Educateur de formation, instituteur émérite, le Président Mamadou Dia est venu à la politique par le biais du Président Ibrahima Seydou Ndaw qui, le premier, a découvert en lui une foudre d'orateur, une plume d'or et un bourreau de travail. C'est ainsi qu'à la création du BDS, il lui a confié la rédaction des documents de bases du parti, son implantation à travers le pays et son secrétariat général provisoire, avant d'être confirmer à ce poste jusqu'en 1959, conformément à la volonté renouvelée de ses camarades de parti.
Vice-président du Conseil du gouvernement du Sénégal avant l'indépendance, il a gouverné le pays avec Ibrahima Seydou Ndaw, à l'époque, comme Président de l'Assemblée Territoriale du Sénégal de 1957 à 1959. De 1959 à 1962, investi de tous les pouvoirs en qualité de Président du Conseil du gouvernement, il a de fait gouverné le Sénégal.
Avant d'avoir été le père de notre indépendance en signant son acte, il a été l'initiateur de nos réformes juridiques, administratives et économiques. Donc le concepteur et le réalisateur de l'Etat du Sénégal.
oursuivant son rôle d'inaugurateur, Senghor est venu après 1963 comme pour le consolider pour ne pas dire fignoler. Son grand talent d'économiste reconnu lui a permis d'initier, avec l'aide du Père Lebret, notre premier plan de développement avec la création de centres d'Expansion Rurale, de centres d'Animation Rurale et des centres de Coopération. Très tôt, il a acquis la notion du développement à la base et par la base.
Après d'avoir jeté les jalons d'une politique d'autosuffisance alimentaire, il a aussitôt, entre autres, créé la SAED et construit l'Ecole Nationale des Cadres Ruraux de Bambey, le centre de formation et de perfectionnement administratif (CFPA) et l'école nationale d'économie appliquée (ENEA).
La réussite de sa politique d'habitat social avec la mise en place de l'Office des Habitations à Loyer Modéré (OHLM) ne souffre d'aucune ambiguïté.
Le Président Dia a été, avec le Président Julius Nyerere, un des précurseurs du développement à partir de la base en Afrique.

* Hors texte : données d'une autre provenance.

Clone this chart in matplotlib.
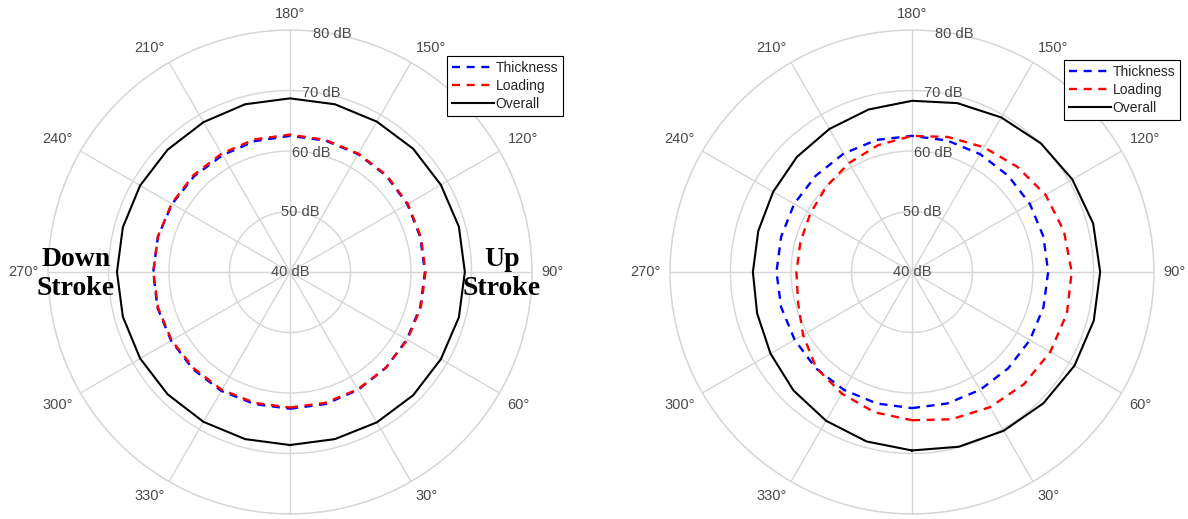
import numpy as np
import matplotlib
matplotlib.use("Agg")
import matplotlib.pyplot as plt

plt.rcParams["font.family"] = ["Liberation Sans", "DejaVu Sans"]

# azimuth samples (deg), 0 at the bottom, counter-clockwise
theta_deg = [0, 15, 30, 45, 60, 75, 90, 105, 120, 135, 150, 165,
             180, 195, 210, 225, 240, 255, 270, 285, 300, 315, 330, 345]

# left panel, SPL in dB
left_thickness = [62.6, 62.6, 62.5, 62.4, 62.3, 62.3, 62.3, 62.3, 62.4, 62.5, 62.5, 62.5,
                  62.5, 62.4, 62.3, 62.4, 62.5, 62.6, 62.6, 62.7, 62.7, 62.7, 62.7, 62.6]
left_loading = [62.4, 62.4, 62.4, 62.4, 62.4, 62.4, 62.4, 62.4, 62.5, 62.6, 62.6, 62.6,
                62.7, 62.7, 62.6, 62.6, 62.6, 62.6, 62.6, 62.6, 62.6, 62.5, 62.5, 62.4]
left_overall = [68.6, 68.6, 68.7, 68.8, 68.8, 68.9, 68.9, 68.9, 68.8, 68.8, 68.7, 68.7,
                68.7, 68.7, 68.6, 68.6, 68.6, 68.6, 68.6, 68.6, 68.6, 68.6, 68.6, 68.6]

# right panel, SPL in dB
right_thickness = [62.5, 62.5, 62.5, 62.5, 62.5, 62.5, 62.5, 62.5, 62.5, 62.5, 62.5, 62.5,
                   62.5, 62.6, 62.6, 62.5, 62.5, 62.4, 62.4, 62.4, 62.4, 62.5, 62.5, 62.5]
right_loading = [64.5, 65.2, 65.8, 66.2, 66.4, 66.5, 66.4, 66.0, 65.5, 64.6, 63.8, 63.1,
                 62.5, 61.7, 60.8, 60.0, 59.4, 59.1, 59.1, 59.5, 60.8, 62.4, 63.2, 64.0]
right_overall = [69.5, 69.9, 70.3, 70.7, 71.0, 71.1, 71.1, 71.0, 70.6, 70.1, 69.5, 68.9,
                 68.3, 67.8, 67.3, 66.9, 66.5, 66.3, 66.3, 66.5, 67.0, 67.7, 68.4, 69.0]

theta_ticks = [0, 30, 60, 90, 120, 150, 180, 210, 240, 270, 300, 330]
r_ticks = [40, 50, 60, 70, 80]
series_names = ["Thickness", "Loading", "Overall"]

GRID = "#d6d6d6"
LABEL = "#4a4a4a"
W, H = 1188, 519
R = 242  # plot radius in pixels

fig = plt.figure(figsize=(W / 100, H / 100), dpi=100)


def closed(vals):
    return np.append(vals, vals[0])


def panel(cx, cy, thick, load, over, leg_xy):
    ax = fig.add_axes([(cx - R) / W, (H - cy - R) / H, 2 * R / W, 2 * R / H],
                      projection="polar")
    ax.set_theta_zero_location("S")
    ax.set_theta_direction(1)
    ax.set_ylim(r_ticks[0], r_ticks[-1])
    ax.set_xticks(np.deg2rad(theta_ticks))
    ax.set_xticklabels([])
    ax.set_yticks(r_ticks)
    ax.set_yticklabels([])
    ax.tick_params(length=0)
    ax.grid(True, color=GRID, lw=1.0)
    ax.spines["polar"].set_color(GRID)
    ax.spines["polar"].set_linewidth(1.0)

    th = np.deg2rad(closed(theta_deg))
    ax.plot(th, closed(thick), color="#0000ff", lw=1.7, dashes=(3.4, 2.8),
            label=series_names[0], zorder=3)
    ax.plot(th, closed(load), color="#ff0000", lw=1.7, dashes=(3.4, 2.8),
            label=series_names[1], zorder=3)
    ax.plot(th, closed(over), color="black", lw=1.5, label=series_names[2], zorder=3)

    # angle labels just outside the rim (0 deg sits below the page edge)
    for a in theta_ticks[1:]:
        phi = np.deg2rad(a - 90)
        c, s = np.cos(phi), np.sin(phi)
        ha = "left" if c > 0.1 else ("right" if c < -0.1 else "center")
        va = "bottom" if s > 0.1 else ("top" if s < -0.1 else "center")
        ax.annotate(f"{a}°", xy=(np.deg2rad(a), r_ticks[-1]), xytext=(6.5 * c, 6.5 * s),
                    textcoords="offset points", ha=ha, va=va, fontsize=10.5,
                    color=LABEL, annotation_clip=False)

    # radius labels
    for r in r_ticks:
        ax.text(np.deg2rad(170), r, f"{r} dB", ha="center", va="center",
                fontsize=10.5, color=LABEL, clip_on=False, zorder=4)

    leg = ax.legend(loc="upper left", bbox_to_anchor=(leg_xy[0] / W, 1 - leg_xy[1] / H),
                    bbox_transform=fig.transFigure, borderaxespad=0, fontsize=10,
                    frameon=True, fancybox=False, framealpha=1, edgecolor="black",
                    handlelength=3.0, handletextpad=0.15, labelspacing=0.3,
                    borderpad=0.35)
    leg.get_frame().set_linewidth(0.8)
    for t in leg.get_texts():
        t.set_color("#262626")
    return ax


panel(290, 272, left_thickness, left_loading, left_overall, (447, 56))
panel(912, 272, right_thickness, right_loading, right_overall, (1064, 60))

# stroke annotations on the left panel
fig.text(76 / W, 1 - 274 / H, "Down\nStroke", ha="center", va="center",
         family="Liberation Serif", fontweight="bold", fontsize=20, linespacing=1.2)
fig.text(502 / W, 1 - 274 / H, "Up\nStroke", ha="center", va="center",
         family="Liberation Serif", fontweight="bold", fontsize=20, linespacing=1.2)

fig.savefig("out.png", dpi=100)
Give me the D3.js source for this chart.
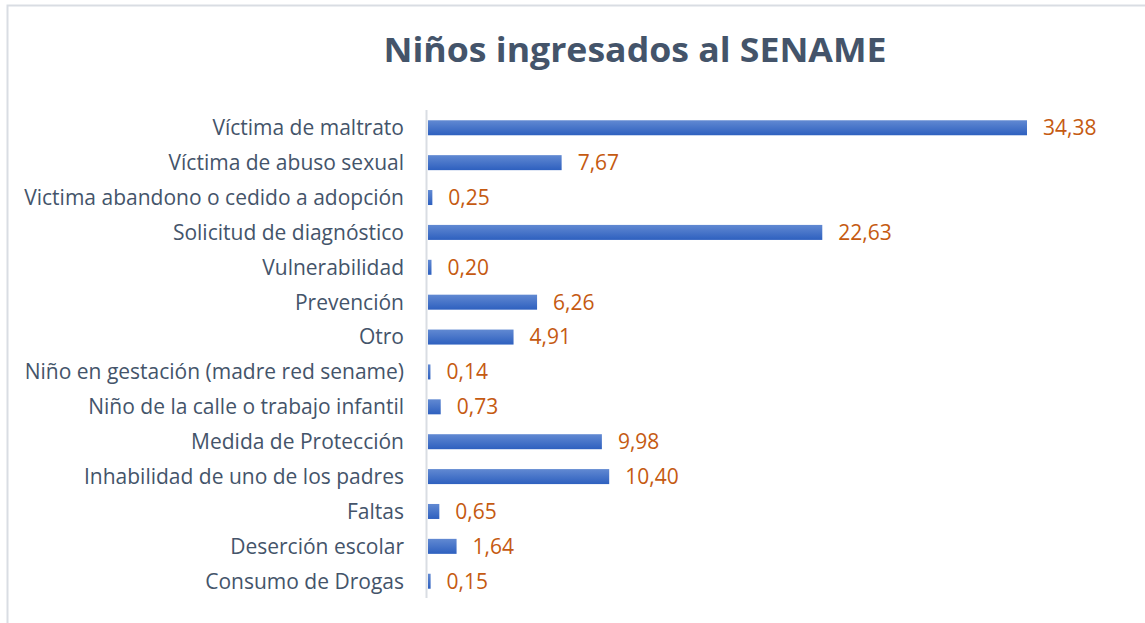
<!DOCTYPE html>
<html>
<head>
<meta charset="utf-8">
<script src="https://cdn.jsdelivr.net/npm/d3@7"></script>
<style>
  body { margin: 0; background: #fff; }
  svg { display: block; }
</style>
</head>
<body>
<div class="chart"></div>
<script>
// Chart data
const title = "Niños ingresados al SENAME";
const categories = [
    "Víctima de maltrato",
    "Víctima de abuso sexual",
    "Victima abandono o cedido a adopción",
    "Solicitud de diagnóstico",
    "Vulnerabilidad",
    "Prevención",
    "Otro",
    "Niño en gestación (madre red sename)",
    "Niño de la calle o trabajo infantil",
    "Medida de Protección",
    "Inhabilidad de uno de los padres",
    "Faltas",
    "Deserción escolar",
    "Consumo de Drogas"
];
const values = [34.38, 7.67, 0.25, 22.63, 0.20, 6.26, 4.91, 0.14, 0.73, 9.98, 10.40, 0.65, 1.64, 0.15];

const width = 1145;
const height = 623;
const margin = { top: 110, right: 118, bottom: 25, left: 428 };

const fontFamily = "'Open Sans', 'Noto Sans', sans-serif";

const svg = d3.select(".chart")
    .append("svg")
    .attr("width", width)
    .attr("height", height);

// Outer frame (only left and top edges visible in the image)
svg.append("rect")
    .attr("x", 7.5)
    .attr("y", 5.5)
    .attr("width", width + 10)
    .attr("height", height + 10)
    .attr("fill", "none")
    .attr("stroke", "#d9dde3")
    .attr("stroke-width", 2);

// Bar gradient
const defs = svg.append("defs");
const grad = defs.append("linearGradient")
    .attr("id", "barGrad")
    .attr("x1", 0).attr("y1", 0)
    .attr("x2", 0).attr("y2", 1);
grad.append("stop").attr("offset", "0%").attr("stop-color", "#6189d2");
grad.append("stop").attr("offset", "100%").attr("stop-color", "#2e60bf");

// Title
const titleText = svg.append("text")
    .attr("x", 635)
    .attr("y", 62)
    .attr("text-anchor", "middle")
    .attr("font-family", fontFamily)
    .attr("font-weight", "bold")
    .attr("font-size", 34)
    .attr("fill", "#44546a")
    .text(title);
// squeeze to the reference width
titleText.attr("textLength", 503).attr("lengthAdjust", "spacingAndGlyphs");

// Scales
const x = d3.scaleLinear()
    .domain([0, 34.38])
    .range([margin.left, 1027]);

const y = d3.scaleBand()
    .domain(categories)
    .range([110.5, 598.5])
    .paddingInner(0.57)
    .paddingOuter(0.28);

// Axis line
svg.append("line")
    .attr("x1", 426.5)
    .attr("x2", 426.5)
    .attr("y1", 110)
    .attr("y2", 598)
    .attr("stroke", "#d9dde3")
    .attr("stroke-width", 2);

// Bars
svg.selectAll(".bar")
    .data(values)
    .enter()
    .append("rect")
    .attr("class", "bar")
    .attr("x", x(0))
    .attr("y", (d, i) => y(categories[i]))
    .attr("width", d => Math.max(2, x(d) - x(0)))
    .attr("height", y.bandwidth())
    .attr("fill", "url(#barGrad)");

// Category labels
svg.selectAll(".cat")
    .data(categories)
    .enter()
    .append("text")
    .attr("class", "cat")
    .attr("x", 404)
    .attr("y", d => y(d) + y.bandwidth() / 2)
    .attr("dy", "0.35em")
    .attr("text-anchor", "end")
    .attr("font-family", fontFamily)
    .attr("font-size", 21)
    .attr("fill", "#44546a")
    .text(d => d);

// Value labels
svg.selectAll(".val")
    .data(values)
    .enter()
    .append("text")
    .attr("class", "val")
    .attr("x", d => Math.max(x(0) + 2, x(d)) + 16)
    .attr("y", (d, i) => y(categories[i]) + y.bandwidth() / 2)
    .attr("dy", "0.35em")
    .attr("font-family", fontFamily)
    .attr("font-size", 21)
    .attr("fill", "#c55a11")
    .text(d => d.toFixed(2).replace(".", ","));
</script>
</body>
</html>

Aussi sa contribution au côté de MR Gally, Cheikh Ahmadou Mbacké "Gaïndé Fatma" et d'autres compatriotes de bonne volonté a permis la mise sur pied de la SICAP, dont le rôle dans le domaine de l'habitat social est aussi important que celui de l'OHLM.
Création de Air Afrique
Le Président Mamadou Dia a eu notamment à créer deux (2) institutions bancaires que sont la BNDS et l'USB qui étaient exclusivement réservées, la première au monde rural, la seconde à l'entreprenariat, avec interdiction formelle aux fonctionnaires et aux politiques d'y toucher. Ces deux organismes financiers, conçues pour promouvoir notre développement économique, avaient commencé à faire leurs preuves avant d'être vandalisées par de sinistres prédateurs aussitôt après l'arrestation du Président Dia.
Sa participation dynamique et efficace aux cotés de ses pairs à la création de la première compagnie aérienne africaine (la regrettée Air Afrique) et à la nomination de son premier Directeur Général Sénégalais, Feu Cheikh Fall, a été des plus déterminante dans la réussite de cette audacieuse expérience continentale.
Nous n'avons pas la prétention de revenir ici sur toutes les grandes réalisations du Président Dia, tant elles sont nombreuses et variées, mais il nous fallait en énumérer quelques unes de manière pédagogique pour ceux qui les auraient encore ignorées.
Malheureusement, certaines infrastructures qu'il avait soigneusement mises en place sont les unes mortes sous l'ère malsaine du régime de son successeur, d'autres dévoyées. D'où notre retard sur tous les plans. Nostalgique du régime du Président Dia, on ne peut s'empêcher d y penser chaque fois aujourd'hui que le Président Macky Sall pose un acte fort.
Il est anecdotique de constater que c'est Dia qui construisait et Senghor qui inaugurait les chrysanthèmes. Une belle illustration du compagnonnage politique de nos deux hommes.
C'est ainsi que des falsificateurs de notre histoire sont allés jusqu'à attribuer à Senghor la paternité du BDS (Bloc Démocratique Sénégalais) qui n'est autre que l'ancêtre de l'actuel Parti Socialiste (PS). Ils semblent ignorer qu'à cette époque, celui-ci était peu connu.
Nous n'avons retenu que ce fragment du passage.